-- start of MATERIAL SUPPLIED --

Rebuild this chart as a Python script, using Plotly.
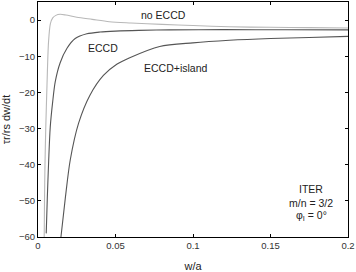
import plotly.graph_objects as go

# data
w_no = [0.0040, 0.0042, 0.0045, 0.0050, 0.0058, 0.0068, 0.0080, 0.0095, 0.0115, 0.0143, 0.018, 0.025, 0.035, 0.046, 0.060, 0.080, 0.100, 0.1235, 0.150, 0.175, 0.200]
v_no = [-60, -50, -40, -30, -18, -6, -1.0, 0.6, 1.3, 1.6, 1.4, 0.8, 0.2, -0.45, -0.8, -1.2, -1.5, -1.85, -2.0, -2.1, -2.2]

w_eccd = [0.0053, 0.0060, 0.0069, 0.0079, 0.0095, 0.0111, 0.0143, 0.0187, 0.024, 0.0315, 0.040, 0.050, 0.065, 0.085, 0.120, 0.160, 0.200]
v_eccd = [-59, -49.3, -38.7, -29.6, -22.5, -17.1, -11.8, -7.8, -5.1, -3.8, -3.3, -3.05, -2.85, -2.72, -2.65, -2.68, -2.72]

w_isl = [0.0148, 0.0176, 0.0208, 0.0262, 0.0336, 0.0422, 0.0508, 0.0592, 0.0785, 0.0999, 0.1235, 0.150, 0.175, 0.200]
v_isl = [-60, -49.3, -38.7, -28.5, -20.7, -15.3, -12.2, -10.4, -7.3, -6.3, -5.6, -5.1, -4.8, -4.5]

x_ticks = [0, 0.05, 0.1, 0.15, 0.2]
x_ticklabels = ["0", "0.05", "0.1", "0.15", "0.2"]
y_ticks = [0, -10, -20, -30, -40, -50, -60]
y_ticklabels = ["0", "\u221210", "\u221220", "\u221230", "\u221240", "\u221250", "\u221260"]

FONT = "Liberation Sans"

fig = go.Figure()
fig.add_trace(go.Scatter(x=w_no, y=v_no, mode="lines",
                         line=dict(color="#b8b8b8", width=1.1, shape="spline", smoothing=0.8)))
fig.add_trace(go.Scatter(x=w_eccd, y=v_eccd, mode="lines",
                         line=dict(color="#555555", width=1.1, shape="spline", smoothing=0.8)))
fig.add_trace(go.Scatter(x=w_isl, y=v_isl, mode="lines",
                         line=dict(color="#555555", width=1.1, shape="spline", smoothing=0.8)))

labels = [("no ECCD", 0.0810, 1.4), ("ECCD", 0.0422, -7.6), ("ECCD+island", 0.0890, -13.2),
          ("ITER", 0.1764, -46.8), ("m/n = 3/2", 0.1764, -50.5), ("\u03c6<sub>I</sub> = 0\u00b0", 0.1764, -54.3)]
for txt, xx, yy in labels:
    fig.add_annotation(x=xx, y=yy, text=txt, showarrow=False, xanchor="center", yanchor="middle",
                       font=dict(family=FONT, size=10.5, color="#222222"))

axis_common = dict(showgrid=False, zeroline=False, showline=True, linecolor="black", linewidth=1,
                   mirror="ticks", ticks="inside", ticklen=3, tickcolor="black",
                   tickfont=dict(family=FONT, size=9.5, color="#333333"))

fig.update_xaxes(range=[0, 0.2], tickvals=x_ticks, ticktext=x_ticklabels,
                 title=dict(text="w/a", font=dict(family=FONT, size=11, color="#222222"), standoff=12),
                 **axis_common)
fig.update_yaxes(range=[-60, 5], tickvals=y_ticks, ticktext=y_ticklabels,
                 title=dict(text="\u03c4r/rs dw/dt", font=dict(family=FONT, size=11, color="#222222"), standoff=6),
                 **axis_common)

fig.update_layout(width=356, height=272, margin=dict(l=38, r=7, t=1, b=29),
                  paper_bgcolor="white", plot_bgcolor="white", showlegend=False)

fig.write_html("out.html")
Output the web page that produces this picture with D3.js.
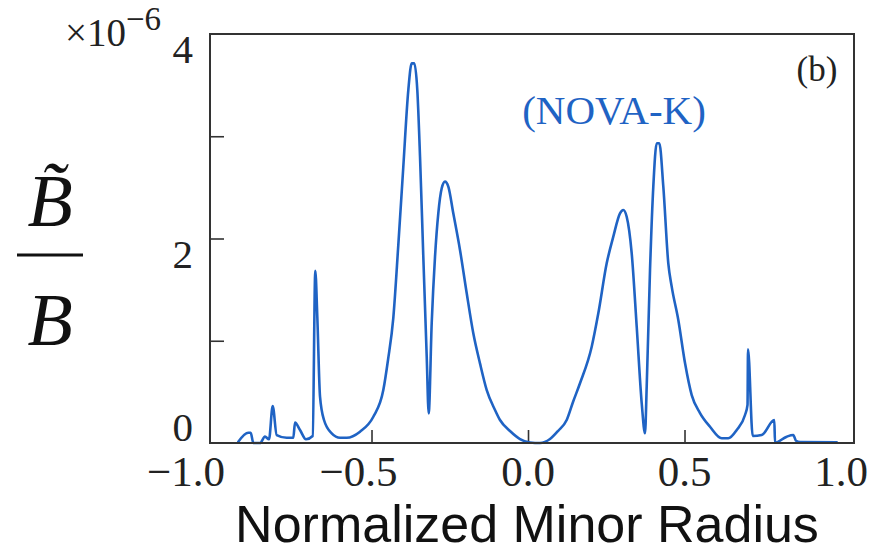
<!DOCTYPE html>
<html>
<head>
<meta charset="utf-8">
<script src="https://cdn.jsdelivr.net/npm/d3@7"></script>
<style>
html,body{margin:0;padding:0;background:#fff;}
svg{display:block;}
</style>
</head>
<body>
<svg id="chart" width="880" height="553"></svg>
<script>
// ---- data (field values in units of 1e-6) ----
const radius = [-0.9256,-0.8936,-0.8859,-0.8776,-0.8562,-0.8403,-0.8275,-0.8157,-0.8029,-0.7709,-0.7498,-0.7444,-0.7284,-0.7093,-0.6879,-0.6796,-0.6732,-0.6645,-0.6518,-0.6272,-0.6006,-0.5792,-0.5367,-0.4942,
  -0.4623,-0.4473,-0.4304,-0.4144,-0.3984,-0.3824,-0.3716,-0.3633,-0.3537,-0.3450,-0.3345,-0.3236,-0.3173,-0.3077,-0.2971,-0.2866,-0.2757,-0.2652,-0.2546,-0.2387,-0.2173,-0.1958,-0.1748,-0.1534,-0.1319,-0.1054,-0.0895,-0.0575,-0.0256,0.0064,0.0383,0.0703,0.0958,0.1236,0.1438,0.1661,
  0.2035,0.2246,0.2514,0.2725,0.2939,0.3045,0.3153,0.3313,0.3473,0.3633,0.3738,0.3792,0.3898,0.4003,0.4112,0.4195,0.4323,0.4482,0.4591,0.4802,0.5016,0.5230,0.5495,0.5815,0.6188,0.6399,0.6668,0.6933,0.7013,0.7029,0.7179,0.7466,0.7869,0.7891,0.8265,0.8476,0.8562,0.8690,0.9863];
const bRatio = [0.013,0.10,0.10,0.0,0.0,0.062,0.036,0.362,0.078,0.052,0.052,0.199,0.127,0.036,0.068,1.685,1.235,0.453,0.225,0.095,0.052,0.052,0.111,0.257,
  0.518,0.812,1.222,1.936,2.702,3.452,3.713,3.713,3.452,2.800,1.822,0.844,0.290,1.171,1.822,2.246,2.491,2.556,2.507,2.246,1.888,1.464,1.073,0.779,0.518,0.323,0.225,0.117,0.039,0.005,0.0,0.039,0.117,0.225,0.401,0.584,
  0.942,1.268,1.757,2.018,2.246,2.279,2.213,1.855,1.137,0.388,0.095,0.551,1.692,2.507,2.931,2.931,2.507,1.757,1.529,1.203,0.782,0.469,0.293,0.159,0.046,0.046,0.127,0.274,0.372,0.916,0.068,0.078,0.225,0.003,0.062,0.078,0.022,0.010,0.007];
const xTickLabels = [-1.0,-0.5,0.0,0.5,1.0];
const xMinorTicks = [-0.5,0.0,0.5];
const yTickLabels = [0,2,4];
const yTickMarks = [1,2,3];

// ---- layout ----
const svg = d3.select("#chart");
const L = 210, R = 854, T = 34, B = 443;
const x = d3.scaleLinear().domain([-1.016, 1.0415]).range([L, R]);
const y = d3.scaleLinear().domain([0, 4]).range([B, T]);
const blue = "#1f63c4";
const serif = "'Liberation Serif','Times New Roman',serif";

// tick marks (inward)
svg.append("g").attr("transform", `translate(0,${B})`)
  .call(d3.axisBottom(x).tickValues(xMinorTicks).tickSize(-13).tickFormat(""))
  .call(g => g.select(".domain").remove())
  .call(g => g.selectAll("line").attr("stroke", "#333").attr("stroke-width", 1.6));
svg.append("g").attr("transform", `translate(${L},0)`)
  .call(d3.axisLeft(y).tickValues(yTickMarks).tickSize(-14).tickFormat(""))
  .call(g => g.select(".domain").remove())
  .call(g => g.selectAll("line").attr("stroke", "#333").attr("stroke-width", 1.6));

// x tick labels
const fmt = v => (v < 0 ? "\u2212" : "") + Math.abs(v).toFixed(1);
svg.append("g").selectAll("text").data(xTickLabels).join("text")
  .attr("x", d => d < 0 ? x(d) + 26 + (d === -1 ? -16 : 0) : x(d))
  .attr("y", 486)
  .attr("text-anchor", d => d < 0 ? "end" : "middle")
  .attr("font-family", serif).attr("font-size", 43).attr("fill", "#222")
  .text(fmt);

// y tick labels
svg.append("g").selectAll("text").data(yTickLabels).join("text")
  .attr("x", 193)
  .attr("y", d => y(d) + (d === 0 ? -16 : 15) + 14)
  .attr("text-anchor", "end")
  .attr("font-family", serif).attr("font-size", 41).attr("fill", "#222")
  .text(d => d);

// exponent label
const ex = svg.append("text").attr("font-family", serif).attr("fill", "#222");
ex.append("tspan").attr("x", 65).attr("y", 46).attr("font-size", 39).text("\u00d710");
ex.append("tspan").attr("x", 126).attr("y", 30).attr("font-size", 33).text("\u22126");

// curve
const pts = radius.map((r, i) => [r, bRatio[i]]);
svg.append("path").datum(pts)
  .attr("fill", "none").attr("stroke", blue).attr("stroke-width", 2.6)
  .attr("stroke-linejoin", "round").attr("stroke-linecap", "round")
  .attr("d", d3.line().curve(d3.curveMonotoneX).x(d => x(d[0])).y(d => y(d[1])));

// frame
svg.append("rect").attr("x", L).attr("y", T).attr("width", R - L).attr("height", B - T)
  .attr("fill", "none").attr("stroke", "#333").attr("stroke-width", 2);

// annotations
svg.append("text").attr("x", 817).attr("y", 81).attr("text-anchor", "middle")
  .attr("font-family", serif).attr("font-size", 35).attr("fill", "#222").text("(b)");
svg.append("text").attr("x", 614).attr("y", 124).attr("text-anchor", "middle")
  .attr("font-family", serif).attr("font-size", 41).attr("fill", blue).text("(NOVA-K)");

// x axis title
svg.append("text").attr("x", 527).attr("y", 542).attr("text-anchor", "middle")
  .attr("font-family", "'Liberation Sans',Arial,sans-serif").attr("font-size", 52).attr("fill", "#111")
  .text("Normalized Minor Radius");

// y axis label: B~ / B
const yl = svg.append("g").attr("font-family", serif).attr("font-style", "italic").attr("fill", "#111");
yl.append("text").attr("x", 50).attr("y", 226).attr("text-anchor", "middle").attr("font-size", 74).text("B\u0303");
svg.append("line").attr("x1", 17).attr("x2", 83).attr("y1", 255).attr("y2", 255)
  .attr("stroke", "#111").attr("stroke-width", 3);
yl.append("text").attr("x", 50).attr("y", 345).attr("text-anchor", "middle").attr("font-size", 74).text("B");
</script>
</body>
</html>
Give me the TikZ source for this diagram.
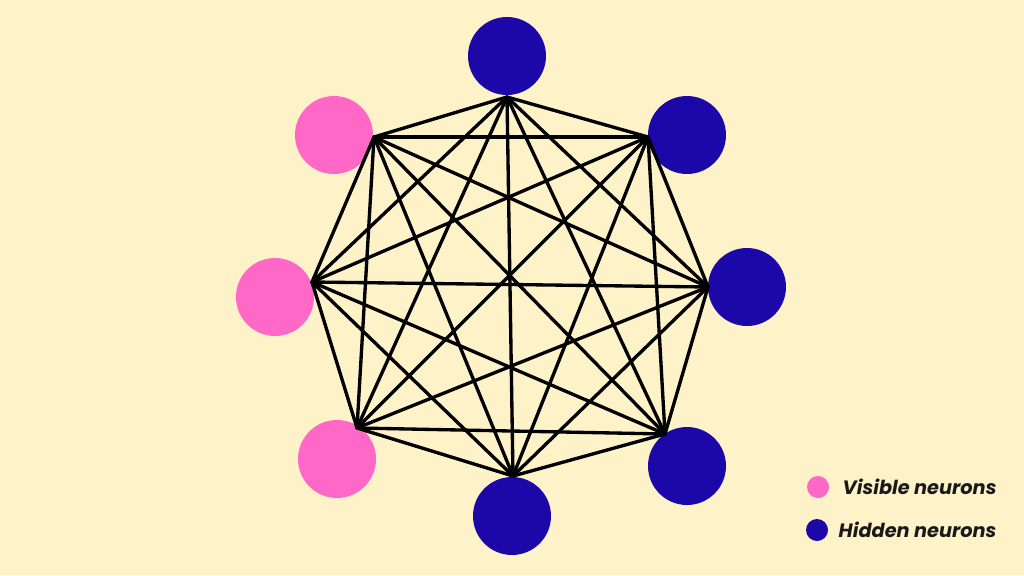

-- end of MATERIAL SUPPLIED --

** PROBLEM DETAILS **
Copy the records above exactly, from the first line through the line containing "import plotly.graph_objects as go", and leave out the pictures.

** PROBLEM SOLUTION **
Rebuild this chart as a Python script, using Plotly.
import plotly.graph_objects as go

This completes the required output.